BTE/Ranger presents a pretty compelling picture as a combined company. As noted above, the combination will trade under 3X EV/EBITDA, and about 3.5X forward cash flow. BTE is trading at $34K per barrel on a forward price per flowing barrel basis. Those are fire sale multiples for a company with the combined assets of the two. BTE expects the deal to be consummated with Ranger in Q-2, of 2023.

Analysts rank the company as Overweight , with a modest CAD upside to $7.40 from the current $5.40.  That clearly predates the Ranger announcement, and I expect updates will boost the marketability of the stock, which has also been recently enhanced with an NYSE listing with the same symbol as their TSX listing-BTE.
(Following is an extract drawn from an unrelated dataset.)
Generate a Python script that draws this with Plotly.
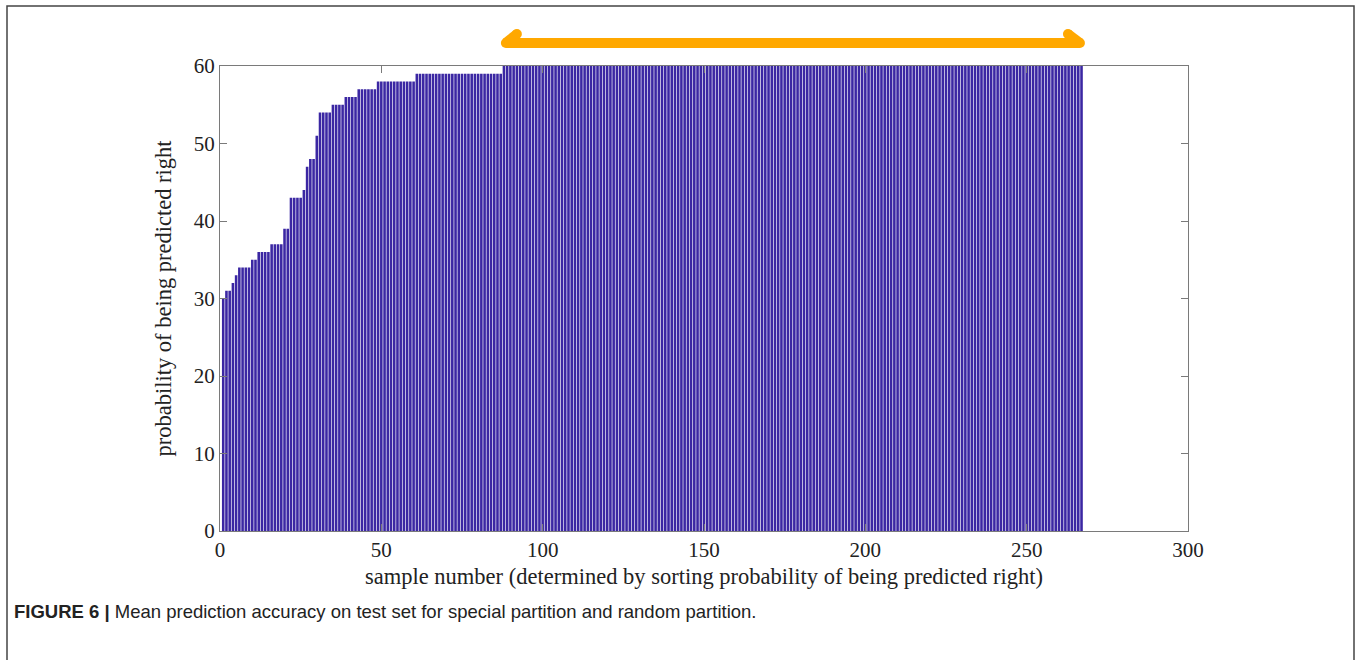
import plotly.graph_objects as go

# probability of being predicted right, per sorted sample
values = [
    30, 31, 31, 32, 33, 34, 34, 34, 34, 35, 35, 36, 36, 36, 36, 37, 37, 37, 37, 39,
    39, 43, 43, 43, 43, 44, 47, 48, 48, 51, 54, 54, 54, 54, 55, 55, 55, 55, 56, 56,
    56, 56, 57, 57, 57, 57, 57, 57, 58, 58, 58, 58, 58, 58, 58, 58, 58, 58, 58, 58,
    59, 59, 59, 59, 59, 59, 59, 59, 59, 59, 59, 59, 59, 59, 59, 59, 59, 59, 59, 59,
    59, 59, 59, 59, 59, 59, 59,
    60, 60, 60, 60, 60, 60, 60, 60, 60, 60, 60, 60, 60, 60, 60, 60, 60, 60, 60, 60,
    60, 60, 60, 60, 60, 60, 60, 60, 60, 60, 60, 60, 60, 60, 60, 60, 60, 60, 60, 60,
    60, 60, 60, 60, 60, 60, 60, 60, 60, 60, 60, 60, 60, 60, 60, 60, 60, 60, 60, 60,
    60, 60, 60, 60, 60, 60, 60, 60, 60, 60, 60, 60, 60, 60, 60, 60, 60, 60, 60, 60,
    60, 60, 60, 60, 60, 60, 60, 60, 60, 60, 60, 60, 60, 60, 60, 60, 60, 60, 60, 60,
    60, 60, 60, 60, 60, 60, 60, 60, 60, 60, 60, 60, 60, 60, 60, 60, 60, 60, 60, 60,
    60, 60, 60, 60, 60, 60, 60, 60, 60, 60, 60, 60, 60, 60, 60, 60, 60, 60, 60, 60,
    60, 60, 60, 60, 60, 60, 60, 60, 60, 60, 60, 60, 60, 60, 60, 60, 60, 60, 60, 60,
    60, 60, 60, 60, 60, 60, 60, 60, 60, 60, 60, 60, 60, 60, 60, 60, 60, 60, 60, 60,
]
samples = list(range(1, len(values) + 1))

x_ticks = [0, 50, 100, 150, 200, 250, 300]
y_ticks = [0, 10, 20, 30, 40, 50, 60]

x_title = "sample number (determined by sorting probability of being predicted right)"
y_title = "probability of being predicted right"
caption = "<b>FIGURE 6 |</b> Mean prediction accuracy on test set for special partition and random partition."

BAR = "#3b27a3"
ORANGE = "#FFA800"
AX = "#7a7a7a"

fig = go.Figure()
fig.add_trace(go.Bar(x=samples, y=values, marker=dict(color=BAR, line=dict(width=0)),
                     width=0.8, showlegend=False, hoverinfo="x+y"))

tick_font = dict(family="Liberation Serif, Times New Roman, serif", size=21, color="#222")
title_font = dict(family="Liberation Serif, Times New Roman, serif", size=22.5, color="#222")
fig.update_xaxes(range=[0, 300], tickvals=x_ticks, ticks="inside", ticklen=7, tickcolor=AX,
                 showline=True, linecolor=AX, linewidth=1.3, mirror="ticks", showgrid=False,
                 zeroline=False, tickfont=tick_font,
                 title=dict(text=x_title, font=title_font, standoff=6))
fig.update_yaxes(range=[0, 60], tickvals=y_ticks, ticks="inside", ticklen=7, tickcolor=AX,
                 showline=True, linecolor=AX, linewidth=1.3, mirror="ticks", showgrid=False,
                 zeroline=False, tickfont=tick_font,
                 title=dict(text=y_title, font=title_font, standoff=15))

# orange bracket above the samples that reach 60
first_full = samples[values.index(60)]
last_full = samples[len(values) - 1 - values[::-1].index(60)]
xl, xl_tip = first_full + 0.6, first_full + 4.0
xr, xr_tip = last_full - 0.5, last_full - 4.2
y_line, y_tip = 1.0495, 1.0688
segments = [((xl_tip, y_tip), (xl, y_line)), ((xl, y_line), (xr, y_line)), ((xr, y_line), (xr_tip, y_tip))]
for (x0, y0), (x1, y1) in segments:
    fig.add_shape(type="line", xref="x", yref="paper", x0=x0, y0=y0, x1=x1, y1=y1,
                  line=dict(color=ORANGE, width=10))
rx, ry = 1.55, 5 / 465
for cx, cy in [(xl, y_line), (xl_tip, y_tip), (xr, y_line), (xr_tip, y_tip)]:
    fig.add_shape(type="circle", xref="x", yref="paper", x0=cx - rx, x1=cx + rx,
                  y0=cy - ry, y1=cy + ry, fillcolor=ORANGE, line=dict(width=0))

# outer frame
fig.add_shape(type="rect", xref="paper", yref="paper",
              x0=(7 - 220) / 968, x1=(1354 - 220) / 968, y0=(531 - 700) / 465, y1=(531 - 6) / 465,
              line=dict(color="#444", width=1.5), fillcolor="rgba(0,0,0,0)", layer="below")

fig.add_annotation(text=caption, xref="paper", yref="paper",
                   x=(12 - 220) / 968, y=(531 - 611) / 465, xanchor="left", yanchor="middle",
                   showarrow=False, font=dict(family="Liberation Sans, Arial, sans-serif", size=18.5, color="#222"))

fig.update_layout(width=1360, height=660, margin=dict(l=220, r=172, t=66, b=129, autoexpand=False),
                  plot_bgcolor="white", paper_bgcolor="white", bargap=0.2)

fig.write_html("out.html")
As the slide below indicates, BTE/Ranger is not just a growth proposition. The Ranger deal looks clearly accretive to me, and BTE is forecasting ~$1.2 bn USD in free cash this year at $75 WTI. That opens the door to shareholder returns to which the company discusses in their deal packet, with 50% of Free Cash on closing, advancing to 75% on meeting debt reduction targets.

As you would expect, most of this commentary has been about the Ranger deal. No article on BTE is complete without a quick note on their progress with their core acreage in the Peavine, Clearwater plays. BTE is making solid progress with this low-cost, low-decline asset as noted in the IP: 30’s below. Natural Gas Intel, calls this the “most economic play in North America.’

Bottom line, I think BTE makes an attractive case for new investment or addition to standing positions at current prices. We’ve established that the current downdraft impacting oil prices is ending soon, thanks to well-noted upticks in Chinese demand and a stabilization of the banking sector. It’s early in this reappraisal of oil prices, meaning that folks who pick up shares of BTE now should be rewarded with near-term gains as the rebound continues.